Senin, 23 Januari 2012

Cara Menjadi Orang yang Bijak

Allah ta'ala berfirman (yang artinya), “Tidaklah terlontar suatu ucapan melainkan di sisinya terdapat malaikat yang dekat dan senantiasa mencatat.” (QS. Qaaf: 18)

Dari Jabir bin Abdullah radhiyallahu'anhu, Rasulullah shallallahu 'alaihi wa sallam bersabda, “Seorang muslim yang baik adalah yang menjaga kaum muslimin yang lain dari gangguan lisan dan tangannya.”(HR. Muslim)

Dari Abu Hurairah radhiyallahu'anhu, Rasulullah shallallahu 'alaihi wa sallam pernah bertanya kepada para sahabatnya, “Tahukah kalian apa yang dimaksud dengan ghibah?”. Mereka menjawab, “Allah dan rasul-Nya yang lebih mengetahui.” Kemudian beliau menjelaskan, “Yaitu kamu menyebutkan sesuatu tentang saudaramu, yang dia tidak menyukai hal itu.” Lantas ada yang bertanya, “Bagaimana pendapat anda jika pada diri saudara saya itu memang terbukti ada apa yang saya katakan?”. Beliau menjawab, “Jika apa yang kamu ucapkan itu memang benar-benar ada pada dirinya maka kamu telah meng-ghibah dirinya. Dan apabila ternyata tidak ada, maka kamu telah berbohong atasnya.” (HR. Muslim)

Ibnul Mubarak dan Ibnu Abi 'Ashim meriwayatkan dalam kitab az-Zuhd, dari Hasan al-Bashrirahimahullah. Beliau mengatakan sebuah ucapan yang menakjubkan, “Lisan seorang yang bijak itu terletak di belakang hatinya. Apabila dia ingin berbicara maka dia kembali kepada hatinya. Apabila ucapan itu mendatangkan kebaikan maka dia pun berbicara. Namun, apabila ucapan itu justru akan merugikan/berbahaya baginya maka dia pun menahannya. Adapun orang yang jahil/bodoh itu hatinya berada di ujung lidahnya; sehingga dia tidak pernah kembali menilik ke dalam hati. Apa saja yang mampir di lidahnya, maka dia pun mengucapkannya.” (lihat ar-Rauh wa ar-Raihan, hal. 22)

Abu Nu'aim meriwayatkan di dalam al-Hilyah, demikian juga al-Baihaqi di dalam al-Madkhal, dari Abdullah ibnul Mubarak rahimahullah, beliau berkata, “Barangsiapa yang pelit dengan ilmunya maka dia akan mendapatkan tiga macam bentuk musibah; dia meninggal kemudian hilanglah ilmunya, atau dia lupa, atau dia mengekor kepada penguasa.” (lihat ar-Rauh wa ar-Raihan, hal. 27)

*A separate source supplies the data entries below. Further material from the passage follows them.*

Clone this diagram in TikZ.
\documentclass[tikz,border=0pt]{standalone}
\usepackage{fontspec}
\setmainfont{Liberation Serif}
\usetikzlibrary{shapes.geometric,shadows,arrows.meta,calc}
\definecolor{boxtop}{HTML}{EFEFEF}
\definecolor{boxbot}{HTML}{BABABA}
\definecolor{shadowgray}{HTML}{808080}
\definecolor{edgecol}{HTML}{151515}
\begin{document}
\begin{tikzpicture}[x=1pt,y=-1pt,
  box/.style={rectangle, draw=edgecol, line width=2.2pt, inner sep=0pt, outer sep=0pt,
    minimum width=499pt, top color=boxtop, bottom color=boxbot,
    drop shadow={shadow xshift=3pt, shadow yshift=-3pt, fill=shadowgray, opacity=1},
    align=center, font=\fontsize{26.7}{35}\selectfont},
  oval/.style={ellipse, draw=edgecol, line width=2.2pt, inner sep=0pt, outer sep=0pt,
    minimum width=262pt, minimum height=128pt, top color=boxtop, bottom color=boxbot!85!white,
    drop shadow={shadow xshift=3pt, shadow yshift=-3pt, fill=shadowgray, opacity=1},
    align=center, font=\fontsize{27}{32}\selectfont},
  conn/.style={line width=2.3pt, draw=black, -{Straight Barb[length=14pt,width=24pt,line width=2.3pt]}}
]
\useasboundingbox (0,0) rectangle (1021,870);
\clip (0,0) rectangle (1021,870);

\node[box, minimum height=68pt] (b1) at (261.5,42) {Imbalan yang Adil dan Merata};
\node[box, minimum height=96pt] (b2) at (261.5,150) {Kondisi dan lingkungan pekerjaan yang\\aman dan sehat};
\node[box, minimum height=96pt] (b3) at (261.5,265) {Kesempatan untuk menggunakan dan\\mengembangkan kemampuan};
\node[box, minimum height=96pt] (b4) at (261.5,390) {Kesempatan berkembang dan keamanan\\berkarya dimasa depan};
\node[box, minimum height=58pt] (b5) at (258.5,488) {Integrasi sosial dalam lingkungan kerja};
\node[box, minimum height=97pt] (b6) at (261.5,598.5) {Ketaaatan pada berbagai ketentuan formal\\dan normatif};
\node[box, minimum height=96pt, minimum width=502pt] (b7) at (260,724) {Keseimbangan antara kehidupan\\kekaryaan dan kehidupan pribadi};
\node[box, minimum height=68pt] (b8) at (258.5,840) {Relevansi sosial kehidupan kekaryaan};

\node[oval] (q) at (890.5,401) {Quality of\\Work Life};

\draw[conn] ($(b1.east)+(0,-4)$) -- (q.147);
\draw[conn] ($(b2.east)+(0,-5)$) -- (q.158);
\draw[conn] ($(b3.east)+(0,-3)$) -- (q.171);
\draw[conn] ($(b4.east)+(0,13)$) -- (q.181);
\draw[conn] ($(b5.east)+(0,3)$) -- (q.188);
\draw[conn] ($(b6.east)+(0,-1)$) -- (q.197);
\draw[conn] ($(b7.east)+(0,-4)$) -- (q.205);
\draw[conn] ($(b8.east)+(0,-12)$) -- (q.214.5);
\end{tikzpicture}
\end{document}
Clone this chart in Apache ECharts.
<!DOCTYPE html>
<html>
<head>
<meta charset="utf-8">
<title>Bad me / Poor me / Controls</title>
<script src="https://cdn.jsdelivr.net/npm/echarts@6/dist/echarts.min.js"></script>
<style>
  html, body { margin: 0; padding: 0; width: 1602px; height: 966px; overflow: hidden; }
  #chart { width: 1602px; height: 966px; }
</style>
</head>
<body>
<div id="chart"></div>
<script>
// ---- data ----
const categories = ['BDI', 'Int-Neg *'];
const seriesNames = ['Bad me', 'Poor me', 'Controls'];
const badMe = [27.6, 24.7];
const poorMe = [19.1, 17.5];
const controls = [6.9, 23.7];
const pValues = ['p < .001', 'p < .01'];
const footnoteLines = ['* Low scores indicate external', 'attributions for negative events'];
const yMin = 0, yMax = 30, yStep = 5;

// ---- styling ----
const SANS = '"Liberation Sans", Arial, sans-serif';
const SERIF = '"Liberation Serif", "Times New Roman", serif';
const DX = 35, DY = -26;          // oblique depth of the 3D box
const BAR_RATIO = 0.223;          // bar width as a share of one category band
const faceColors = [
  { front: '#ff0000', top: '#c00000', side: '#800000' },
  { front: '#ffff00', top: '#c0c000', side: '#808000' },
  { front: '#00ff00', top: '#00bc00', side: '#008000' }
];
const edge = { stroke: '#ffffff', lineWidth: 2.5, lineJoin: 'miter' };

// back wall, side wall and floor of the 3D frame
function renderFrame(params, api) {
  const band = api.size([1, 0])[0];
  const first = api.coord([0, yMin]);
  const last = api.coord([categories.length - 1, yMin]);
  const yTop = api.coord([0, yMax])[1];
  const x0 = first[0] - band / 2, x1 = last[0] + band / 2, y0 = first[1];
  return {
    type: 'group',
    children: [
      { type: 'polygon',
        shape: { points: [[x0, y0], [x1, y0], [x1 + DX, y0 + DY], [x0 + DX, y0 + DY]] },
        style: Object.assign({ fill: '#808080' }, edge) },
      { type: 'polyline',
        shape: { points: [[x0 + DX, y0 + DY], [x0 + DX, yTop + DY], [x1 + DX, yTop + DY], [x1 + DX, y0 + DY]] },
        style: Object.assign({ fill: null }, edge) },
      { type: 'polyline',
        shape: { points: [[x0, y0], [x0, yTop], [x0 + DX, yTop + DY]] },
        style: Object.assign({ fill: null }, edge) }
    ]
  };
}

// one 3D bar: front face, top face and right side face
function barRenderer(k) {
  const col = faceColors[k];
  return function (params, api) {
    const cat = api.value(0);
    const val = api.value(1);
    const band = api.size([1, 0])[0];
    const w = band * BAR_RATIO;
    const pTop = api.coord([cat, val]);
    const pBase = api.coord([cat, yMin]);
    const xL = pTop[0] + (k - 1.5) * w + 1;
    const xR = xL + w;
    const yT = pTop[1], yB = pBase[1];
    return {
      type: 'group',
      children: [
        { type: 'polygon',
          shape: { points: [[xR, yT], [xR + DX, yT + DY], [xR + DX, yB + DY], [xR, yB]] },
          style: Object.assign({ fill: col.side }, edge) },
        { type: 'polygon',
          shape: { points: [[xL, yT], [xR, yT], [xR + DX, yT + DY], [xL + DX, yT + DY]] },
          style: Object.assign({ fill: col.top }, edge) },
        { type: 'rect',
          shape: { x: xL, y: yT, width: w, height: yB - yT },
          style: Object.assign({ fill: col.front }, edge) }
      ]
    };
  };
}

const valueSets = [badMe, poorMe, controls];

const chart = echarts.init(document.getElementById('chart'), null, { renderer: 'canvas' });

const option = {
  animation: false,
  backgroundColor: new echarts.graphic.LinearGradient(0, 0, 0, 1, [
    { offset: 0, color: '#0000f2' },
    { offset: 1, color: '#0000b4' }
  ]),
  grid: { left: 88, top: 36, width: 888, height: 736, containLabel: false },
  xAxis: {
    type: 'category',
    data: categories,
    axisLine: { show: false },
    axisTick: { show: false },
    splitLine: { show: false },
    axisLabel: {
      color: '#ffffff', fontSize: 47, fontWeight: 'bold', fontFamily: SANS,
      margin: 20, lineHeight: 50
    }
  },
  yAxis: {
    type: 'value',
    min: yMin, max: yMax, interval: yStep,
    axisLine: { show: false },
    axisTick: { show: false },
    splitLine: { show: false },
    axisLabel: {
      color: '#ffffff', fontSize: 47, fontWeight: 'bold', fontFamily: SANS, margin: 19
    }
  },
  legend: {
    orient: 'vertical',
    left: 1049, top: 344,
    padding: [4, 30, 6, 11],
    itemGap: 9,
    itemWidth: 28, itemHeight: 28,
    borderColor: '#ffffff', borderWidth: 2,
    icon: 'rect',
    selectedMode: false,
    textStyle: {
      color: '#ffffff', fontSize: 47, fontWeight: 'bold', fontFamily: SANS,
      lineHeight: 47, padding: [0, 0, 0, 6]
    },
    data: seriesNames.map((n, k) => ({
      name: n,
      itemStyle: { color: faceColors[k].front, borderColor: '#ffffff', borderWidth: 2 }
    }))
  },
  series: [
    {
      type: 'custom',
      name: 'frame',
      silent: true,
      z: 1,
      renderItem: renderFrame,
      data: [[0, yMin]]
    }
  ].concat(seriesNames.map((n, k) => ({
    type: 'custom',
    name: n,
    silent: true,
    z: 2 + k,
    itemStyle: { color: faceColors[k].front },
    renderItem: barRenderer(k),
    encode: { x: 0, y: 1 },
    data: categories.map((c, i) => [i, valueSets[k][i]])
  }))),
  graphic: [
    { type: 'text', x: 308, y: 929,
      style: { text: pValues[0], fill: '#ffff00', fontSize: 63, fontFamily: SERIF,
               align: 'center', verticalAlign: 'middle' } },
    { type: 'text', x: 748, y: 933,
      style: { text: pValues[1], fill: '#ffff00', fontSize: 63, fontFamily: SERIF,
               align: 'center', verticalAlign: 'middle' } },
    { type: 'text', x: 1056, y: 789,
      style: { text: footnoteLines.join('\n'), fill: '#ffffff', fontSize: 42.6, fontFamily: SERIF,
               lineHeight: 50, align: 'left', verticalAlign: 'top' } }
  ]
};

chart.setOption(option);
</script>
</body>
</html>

Abdullah bin Mas'ud radhiyallahu 'anhu berpesan kepada putranya, “Wahai putraku. Aku wasiatkan kepadamu untuk senantiasa bertakwa kepada Allah, tahanlah lisanmu -agar tidak mencelakakan dirimu-, tangisilah dosa-dosamu, dan hendaklah rumahmu terasa cukup luas untukmu.” (lihat ar-Rauh wa ar-Raihan, hal. 17)

Rabi' bin Khutsaim rahimahullah berkata, “Persedikitlah ucapan kecuali dari sembilan perkara; Subhanallah, Alhamdulillah, Laa ilaaha illallaah, Allahu akbar, membaca al-Qur'an, memerintahkan sesuatu yang ma'ruf, melarang perkara yang mungkar, meminta kebaikan, atau berlindung dari keburukan.” (lihat ar-Rauh wa ar-Raihan, hal. 18)

Dari Ibnu Umar radhiyallahu'anhuma, Rasulullah shallallahu 'alaihi wa sallam bersabda, “Seorang mukmin yang bergaul dengan orang-orang dan bersabar dengan gangguan yang mereka timpakan itu lebih baik daripada yang tidak bergaul dengan orang-orang dan tidak bersabar dalam menghadapi gangguan mereka.” (HR. Bukhari dalam al-Adab al-Mufrad)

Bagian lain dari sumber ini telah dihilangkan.